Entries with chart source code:
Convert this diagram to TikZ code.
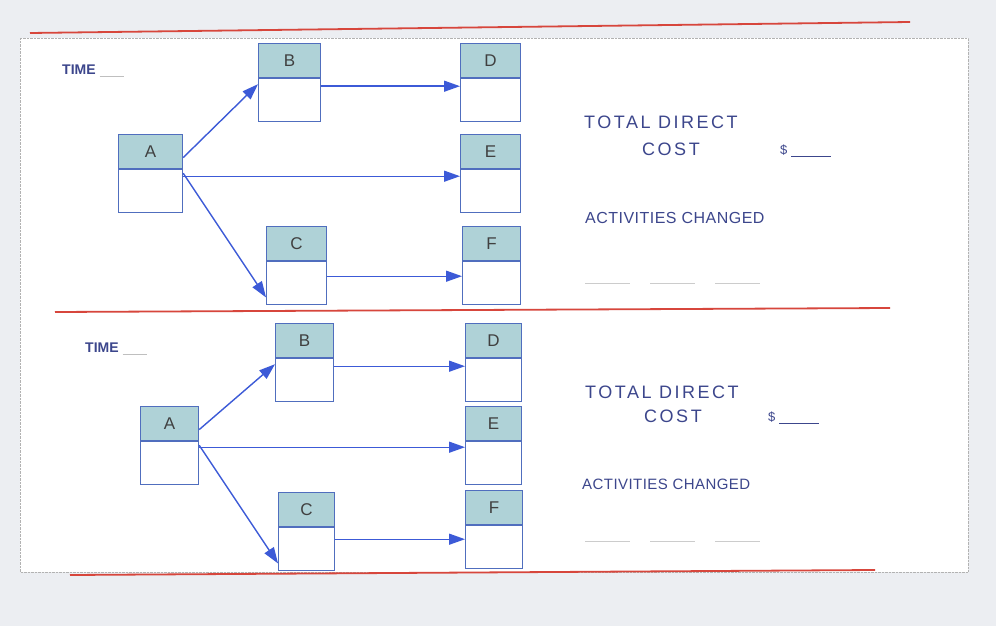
\documentclass[tikz,border=0pt]{standalone}
\usepackage{fontspec}
\setmainfont{Liberation Sans}
\usetikzlibrary{arrows.meta}
\definecolor{bx}{RGB}{80,110,190}
\definecolor{hd}{RGB}{175,210,215}
\definecolor{ar}{RGB}{60,90,215}
\definecolor{rl}{RGB}{215,70,60}
\definecolor{tx}{RGB}{60,70,140}
\definecolor{bg}{RGB}{236,238,242}
\tikzset{
  hdr/.style={draw=bx,fill=hd,line width=1.2pt,minimum width=#1,minimum height=34pt,inner sep=0pt,font=\fontsize{17}{17}\selectfont,text=black!75},
  bdy/.style={draw=bx,fill=white,line width=1.2pt,minimum width=#1,minimum height=43pt,inner sep=0pt},
  conn/.style={draw=ar,line width=1.4pt,-{Triangle[length=16pt,width=11pt]}},
  lbl/.style={text=tx,anchor=west,inner sep=0pt},
  big/.style={font=\fontsize{18}{18}\selectfont\addfontfeature{LetterSpace=14}},
  mid/.style={font=\fontsize{16}{16}\selectfont\addfontfeature{LetterSpace=3}},
  redl/.style={draw=rl,line width=1.8pt}
}
\newcommand{\actbox}[5]{% name, x, top y, width, letter
  \node[hdr=#4,anchor=north west] (#1h) at (#2,#3) {#5};
  \node[bdy=#4,anchor=north] (#1b) at (#1h.south) {};
}
\begin{document}
\begin{tikzpicture}[x=1pt,y=-1pt]
\useasboundingbox (0,0) rectangle (996,626);
\fill[bg] (0,0) rectangle (996,626);
\fill[white] (20,38) rectangle (968,572);
\draw[gray!60,densely dotted] (20,38) rectangle (968,572);
\draw[redl] (30,33) -- (910,22);
\draw[redl] (55,312) -- (890,308);
\draw[redl] (70,575) -- (875,570);
% top panel
\actbox{A1}{118}{134}{64}{A}
\actbox{B1}{258}{43}{62}{B}
\actbox{D1}{460}{43}{60}{D}
\actbox{E1}{460}{134}{60}{E}
\actbox{C1}{266}{226}{60}{C}
\actbox{F1}{462}{226}{58}{F}
\draw[conn] ([yshift=-6pt]A1h.east) -- ([yshift=-6pt]B1b.north west);
\draw[conn] ([yshift=-7pt]A1b.north east) -- ([yshift=-7pt]A1b.north east -| E1b.west);
\draw[conn] ([yshift=-4pt]A1b.north east) -- ([yshift=8pt]C1b.south west);
\draw[conn] ([yshift=-8pt]B1b.north east) -- ([yshift=-8pt]B1b.north east -| D1b.west);
\draw[conn] ([yshift=-15pt]C1b.north east) -- ([yshift=-15pt]C1b.north east -| F1b.west);
\node[lbl,font=\bfseries\fontsize{14}{14}\selectfont] (t1) at (62,71) {TIME \textcolor{gray!50}{\underline{\hspace{24pt}}}};
\node[lbl,big] (tc1) at (584,122) {TOTAL DIRECT};
\node[lbl,big] (c1) at (642,149) {COST};
\node[lbl,font=\fontsize{13}{13}\selectfont] (d1) at (780,151) {\$ \underline{\hspace{40pt}}};
\node[lbl,mid] (ac1) at (585,218) {ACTIVITIES CHANGED};
\draw[gray!40] (585,283) -- (630,283) (650,283) -- (695,283) (715,283) -- (760,283);
% bottom panel
\actbox{A2}{140}{406}{58}{A}
\actbox{B2}{275}{323}{58}{B}
\actbox{D2}{465}{323}{56}{D}
\actbox{E2}{465}{406}{56}{E}
\actbox{C2}{278}{492}{56}{C}
\actbox{F2}{465}{490}{57}{F}
\draw[conn] ([yshift=-6pt]A2h.east) -- ([yshift=-6pt]B2b.north west);
\draw[conn] ([yshift=-6pt]A2b.north east) -- ([yshift=-6pt]A2b.north east -| E2b.west);
\draw[conn] ([yshift=-4pt]A2b.north east) -- ([yshift=8pt]C2b.south west);
\draw[conn] ([yshift=-8pt]B2b.north east) -- ([yshift=-8pt]B2b.north east -| D2b.west);
\draw[conn] ([yshift=-12pt]C2b.north east) -- ([yshift=-12pt]C2b.north east -| F2b.west);
\node[lbl,font=\bfseries\fontsize{14}{14}\selectfont] (t2) at (85,349) {TIME \textcolor{gray!50}{\underline{\hspace{24pt}}}};
\node[lbl,big] (tc2) at (585,392) {TOTAL DIRECT};
\node[lbl,big] (c2) at (644,416) {COST};
\node[lbl,font=\fontsize{13}{13}\selectfont] (d2) at (768,418) {\$ \underline{\hspace{40pt}}};
\node[lbl,mid,font=\fontsize{15}{15}\selectfont\addfontfeature{LetterSpace=3}] (ac2) at (582,484) {ACTIVITIES CHANGED};
\draw[gray!40] (585,541) -- (630,541) (650,541) -- (695,541) (715,541) -- (760,541);
\end{tikzpicture}
\end{document}
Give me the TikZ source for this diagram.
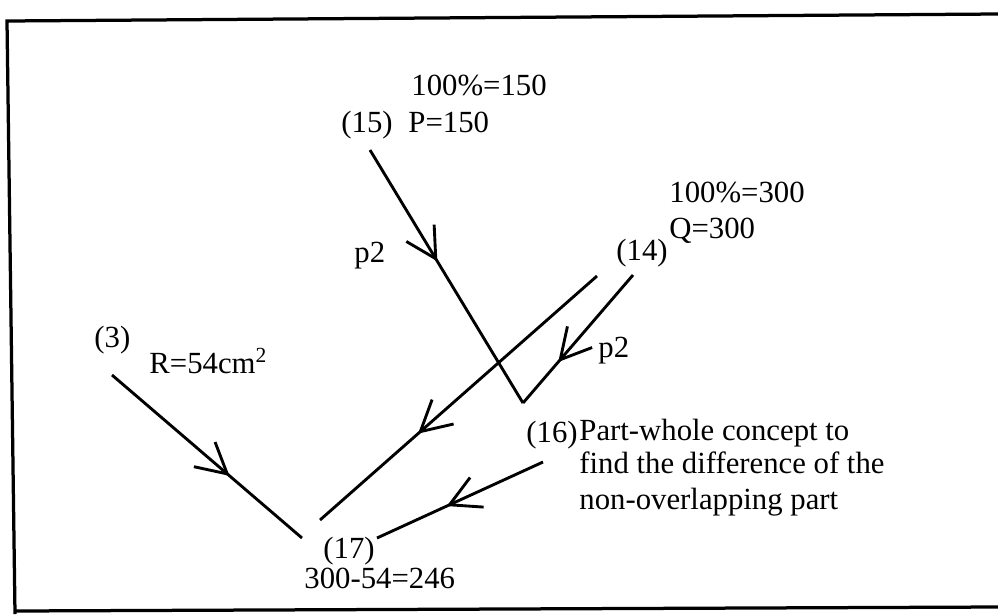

Your objective: Without including any pictures, output all the entries above exactly.

Reply:
Convert this diagram to TikZ code.
\documentclass[tikz,border=0pt]{standalone}
\usepackage{fontspec}
\setmainfont{Liberation Sans}
\usetikzlibrary{arrows.meta}
\definecolor{bx}{RGB}{80,110,190}
\definecolor{hd}{RGB}{175,210,215}
\definecolor{ar}{RGB}{60,90,215}
\definecolor{rl}{RGB}{215,70,60}
\definecolor{tx}{RGB}{60,70,140}
\definecolor{bg}{RGB}{236,238,242}
\tikzset{
  hdr/.style={draw=bx,fill=hd,line width=1.2pt,minimum width=#1,minimum height=34pt,inner sep=0pt,font=\fontsize{17}{17}\selectfont,text=black!75},
  bdy/.style={draw=bx,fill=white,line width=1.2pt,minimum width=#1,minimum height=43pt,inner sep=0pt},
  conn/.style={draw=ar,line width=1.4pt,-{Triangle[length=16pt,width=11pt]}},
  lbl/.style={text=tx,anchor=west,inner sep=0pt},
  big/.style={font=\fontsize{18}{18}\selectfont\addfontfeature{LetterSpace=14}},
  mid/.style={font=\fontsize{16}{16}\selectfont\addfontfeature{LetterSpace=3}},
  redl/.style={draw=rl,line width=1.8pt}
}
\newcommand{\actbox}[5]{% name, x, top y, width, letter
  \node[hdr=#4,anchor=north west] (#1h) at (#2,#3) {#5};
  \node[bdy=#4,anchor=north] (#1b) at (#1h.south) {};
}
\begin{document}
\begin{tikzpicture}[x=1pt,y=-1pt]
\useasboundingbox (0,0) rectangle (996,626);
\fill[bg] (0,0) rectangle (996,626);
\fill[white] (20,38) rectangle (968,572);
\draw[gray!60,densely dotted] (20,38) rectangle (968,572);
\draw[redl] (30,33) -- (910,22);
\draw[redl] (55,312) -- (890,308);
\draw[redl] (70,575) -- (875,570);
% top panel
\actbox{A1}{118}{134}{64}{A}
\actbox{B1}{258}{43}{62}{B}
\actbox{D1}{460}{43}{60}{D}
\actbox{E1}{460}{134}{60}{E}
\actbox{C1}{266}{226}{60}{C}
\actbox{F1}{462}{226}{58}{F}
\draw[conn] ([yshift=-6pt]A1h.east) -- ([yshift=-6pt]B1b.north west);
\draw[conn] ([yshift=-7pt]A1b.north east) -- ([yshift=-7pt]A1b.north east -| E1b.west);
\draw[conn] ([yshift=-4pt]A1b.north east) -- ([yshift=8pt]C1b.south west);
\draw[conn] ([yshift=-8pt]B1b.north east) -- ([yshift=-8pt]B1b.north east -| D1b.west);
\draw[conn] ([yshift=-15pt]C1b.north east) -- ([yshift=-15pt]C1b.north east -| F1b.west);
\node[lbl,font=\bfseries\fontsize{14}{14}\selectfont] (t1) at (62,71) {TIME \textcolor{gray!50}{\underline{\hspace{24pt}}}};
\node[lbl,big] (tc1) at (584,122) {TOTAL DIRECT};
\node[lbl,big] (c1) at (642,149) {COST};
\node[lbl,font=\fontsize{13}{13}\selectfont] (d1) at (780,151) {\$ \underline{\hspace{40pt}}};
\node[lbl,mid] (ac1) at (585,218) {ACTIVITIES CHANGED};
\draw[gray!40] (585,283) -- (630,283) (650,283) -- (695,283) (715,283) -- (760,283);
% bottom panel
\actbox{A2}{140}{406}{58}{A}
\actbox{B2}{275}{323}{58}{B}
\actbox{D2}{465}{323}{56}{D}
\actbox{E2}{465}{406}{56}{E}
\actbox{C2}{278}{492}{56}{C}
\actbox{F2}{465}{490}{57}{F}
\draw[conn] ([yshift=-6pt]A2h.east) -- ([yshift=-6pt]B2b.north west);
\draw[conn] ([yshift=-6pt]A2b.north east) -- ([yshift=-6pt]A2b.north east -| E2b.west);
\draw[conn] ([yshift=-4pt]A2b.north east) -- ([yshift=8pt]C2b.south west);
\draw[conn] ([yshift=-8pt]B2b.north east) -- ([yshift=-8pt]B2b.north east -| D2b.west);
\draw[conn] ([yshift=-12pt]C2b.north east) -- ([yshift=-12pt]C2b.north east -| F2b.west);
\node[lbl,font=\bfseries\fontsize{14}{14}\selectfont] (t2) at (85,349) {TIME \textcolor{gray!50}{\underline{\hspace{24pt}}}};
\node[lbl,big] (tc2) at (585,392) {TOTAL DIRECT};
\node[lbl,big] (c2) at (644,416) {COST};
\node[lbl,font=\fontsize{13}{13}\selectfont] (d2) at (768,418) {\$ \underline{\hspace{40pt}}};
\node[lbl,mid,font=\fontsize{15}{15}\selectfont\addfontfeature{LetterSpace=3}] (ac2) at (582,484) {ACTIVITIES CHANGED};
\draw[gray!40] (585,541) -- (630,541) (650,541) -- (695,541) (715,541) -- (760,541);
\end{tikzpicture}
\end{document}
Give me the TikZ source for this diagram.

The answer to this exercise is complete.